> [Data segment]:
• • • •
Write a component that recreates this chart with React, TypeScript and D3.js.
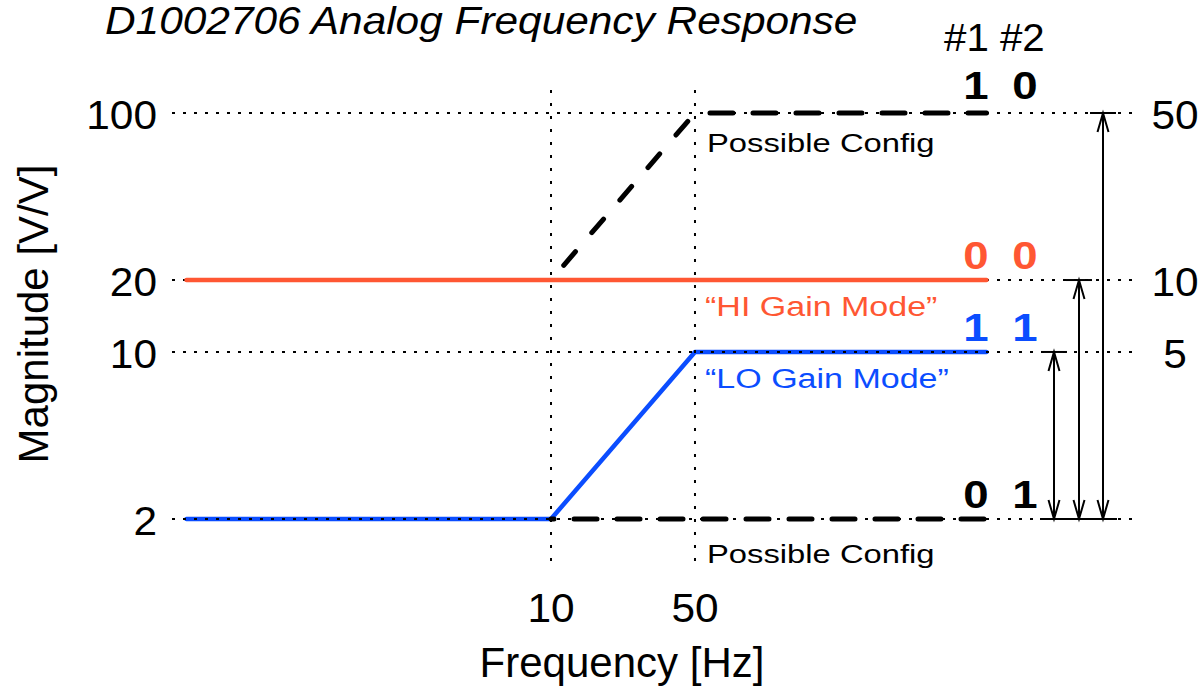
import React from "react";
import * as d3 from "d3";

// ---------- data ----------
const title = "D1002706 Analog Frequency Response";
const xLabel = "Frequency [Hz]";
const yLabel = "Magnitude [V/V]";
const xTicks = [10, 50];
const yTicks = [2, 10, 20, 100];
const freqStart = 0.17;
const freqEnd = 1300;

const hiGainF = [freqStart, freqEnd];
const hiGainV = [20, 20];
const loGainF = [freqStart, 10, 50, freqEnd];
const loGainV = [2, 2, 10, 10];
const cfgRiseF = [10, 50];
const cfgRiseV = [20, 100];
const cfgTopF = [50, freqEnd];
const cfgTopV = [100, 100];
const cfgLowF = [10, freqEnd];
const cfgLowV = [2, 2];

const ratioGains = [100, 20, 10];
const ratioLabels = ["50", "10", "5"];
const ratioBase = 2;

const codeGains = [100, 20, 10, 2];
const codeBit1 = ["1", "0", "1", "0"];
const codeBit2 = ["0", "0", "1", "1"];
const codeColors = ["#000000", "#ff5733", "#0b4dff", "#000000"];

const RED = "#ff5733";
const BLUE = "#0b4dff";
const FONT = "'Liberation Sans', Arial, Helvetica, sans-serif";

// ---------- helpers ----------
type TProps = {
  x: number; y: number; sx?: number; anchor?: string; size: number;
  weight?: string; italic?: boolean; fill?: string; children: React.ReactNode;
};
const T = ({ x, y, sx = 1, anchor = "start", size, weight = "normal", italic = false, fill = "#000", children }: TProps) => (
  <text
    transform={`translate(${x},${y}) scale(${sx},1)`}
    textAnchor={anchor as any}
    fontSize={size}
    fontWeight={weight}
    fontStyle={italic ? "italic" : "normal"}
    fontFamily={FONT}
    fill={fill}
  >
    {children}
  </text>
);

export default function App() {
  const W = 1204, H = 686;
  const x = d3.scaleLog().domain([0.1, 10000]).range([139, 1169]);
  const y = d3.scaleLog().domain([2, 100]).range([519, 113]);

  const line = (fs: number[], vs: number[]) =>
    d3.line<number>().x((_, i) => x(fs[i])).y((_, i) => y(vs[i]))(fs.map((_, i) => i)) || "";

  const gridX0 = 172, gridX1 = 1138;
  const vTop = 90, vBottom = 568;
  const arrowX = [1103, 1079, 1054];
  const colX1 = 976, colX2 = 1025;

  const arrowHead = (ax: number, ay: number, dir: number) =>
    `M${ax - 5.5},${ay + dir * 19} L${ax},${ay} L${ax + 5.5},${ay + dir * 19}`;

  return (
    <svg width={W} height={H} style={{ position: "absolute", left: 0, top: 0, background: "#fff" }}>
      <rect width={W} height={H} fill="#fff" />

      {/* title */}
      <T x={105} y={34} size={39} italic sx={1.087}>{title}</T>

      {/* column headers */}
      <T x={944} y={51} size={38} sx={1.06}>#1 #2</T>

      {/* blue LO gain line (under grid) */}
      <path d={line(loGainF, loGainV)} fill="none" stroke={BLUE} strokeWidth={4.5} strokeLinejoin="round" strokeLinecap="round" />

      {/* horizontal grid lines */}
      {yTicks.map((v) => (
        <line key={"g" + v} x1={gridX0} x2={gridX1} y1={y(v)} y2={y(v)} stroke="#000" strokeWidth={2} strokeDasharray="3 8" />
      ))}
      {/* vertical grid lines */}
      {xTicks.map((f) => (
        <line key={"v" + f} x1={x(f)} x2={x(f)} y1={vTop} y2={vBottom} stroke="#000" strokeWidth={2} strokeDasharray="3 10" />
      ))}

      {/* red HI gain line */}
      <path d={line(hiGainF, hiGainV)} fill="none" stroke={RED} strokeWidth={4.5} strokeLinecap="round" />

      {/* possible config dashed lines */}
      <path d={line(cfgRiseF, cfgRiseV)} fill="none" stroke="#000" strokeWidth={5} strokeLinecap="round" strokeDasharray="18 25" strokeDashoffset={23.5} />
      <path d={line(cfgTopF, cfgTopV)} fill="none" stroke="#000" strokeWidth={5} strokeLinecap="round" strokeDasharray="23 20" strokeDashoffset={28} />
      <path d={line(cfgLowF, cfgLowV)} fill="none" stroke="#000" strokeWidth={5} strokeLinecap="round" strokeDasharray="23 20" strokeDashoffset={20} />

      {/* y tick labels */}
      {yTicks.map((v) => (
        <T key={"yt" + v} x={157} y={y(v) + 16} size={40} anchor="end" sx={1.06}>{String(v)}</T>
      ))}
      {/* x tick labels */}
      {xTicks.map((f) => (
        <T key={"xt" + f} x={x(f)} y={622} size={40} anchor="middle" sx={1.06}>{String(f)}</T>
      ))}

      {/* axis titles */}
      <T x={622} y={677} size={42} anchor="middle">{xLabel}</T>
      <text transform="translate(48,314) rotate(-90)" textAnchor="middle" fontSize={42} fontFamily={FONT} fill="#000">{yLabel}</text>

      {/* annotations */}
      <T x={707} y={y(100) + 39} size={26} sx={1.26}>Possible Config</T>
      <T x={707} y={y(2) + 44} size={26} sx={1.26}>Possible Config</T>
      <T x={705} y={y(20) + 36} size={28} sx={1.215} fill={RED}>“HI Gain Mode”</T>
      <T x={705} y={y(10) + 36} size={28} sx={1.215} fill={BLUE}>“LO Gain Mode”</T>

      {/* bit codes */}
      {codeGains.map((g, i) => (
        <g key={"c" + g}>
          <T x={colX1} y={y(g) - (i === 0 ? 14 : 11)} size={38} weight="bold" anchor="middle" sx={1.2} fill={codeColors[i]}>{codeBit1[i]}</T>
          <T x={colX2} y={y(g) - (i === 0 ? 14 : 11)} size={38} weight="bold" anchor="middle" sx={1.2} fill={codeColors[i]}>{codeBit2[i]}</T>
        </g>
      ))}

      {/* ratio arrows */}
      {ratioGains.map((g, i) => {
        const ax = arrowX[i];
        const yt = y(g), yb = y(ratioBase);
        return (
          <g key={"a" + g} stroke="#000" strokeWidth={2} fill="none">
            <line x1={ax} x2={ax} y1={yt} y2={yb} />
            <line x1={ax - 13} x2={ax + 13} y1={yt} y2={yt} />
            <path d={arrowHead(ax, yt, 1)} />
            <path d={arrowHead(ax, yb, -1)} />
          </g>
        );
      })}
      <line x1={1040} x2={1117} y1={y(ratioBase)} y2={y(ratioBase)} stroke="#000" strokeWidth={2} />

      {/* ratio labels */}
      {ratioGains.map((g, i) => (
        <T key={"r" + g} x={1175} y={y(g) + 16} size={40} anchor="middle" sx={1.06}>{ratioLabels[i]}</T>
      ))}
    </svg>
  );
}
• • • •
> [What is being asked]:
Only the lines from the top of the data through the line with "const cfgLowV = [2, 2];" should be quoted, exactly and with both ends kept; skip the pictures.

> [Expected output]:
Write a component that recreates this chart with React, TypeScript and D3.js.
import React from "react";
import * as d3 from "d3";

// ---------- data ----------
const title = "D1002706 Analog Frequency Response";
const xLabel = "Frequency [Hz]";
const yLabel = "Magnitude [V/V]";
const xTicks = [10, 50];
const yTicks = [2, 10, 20, 100];
const freqStart = 0.17;
const freqEnd = 1300;

const hiGainF = [freqStart, freqEnd];
const hiGainV = [20, 20];
const loGainF = [freqStart, 10, 50, freqEnd];
const loGainV = [2, 2, 10, 10];
const cfgRiseF = [10, 50];
const cfgRiseV = [20, 100];
const cfgTopF = [50, freqEnd];
const cfgTopV = [100, 100];
const cfgLowF = [10, freqEnd];
const cfgLowV = [2, 2];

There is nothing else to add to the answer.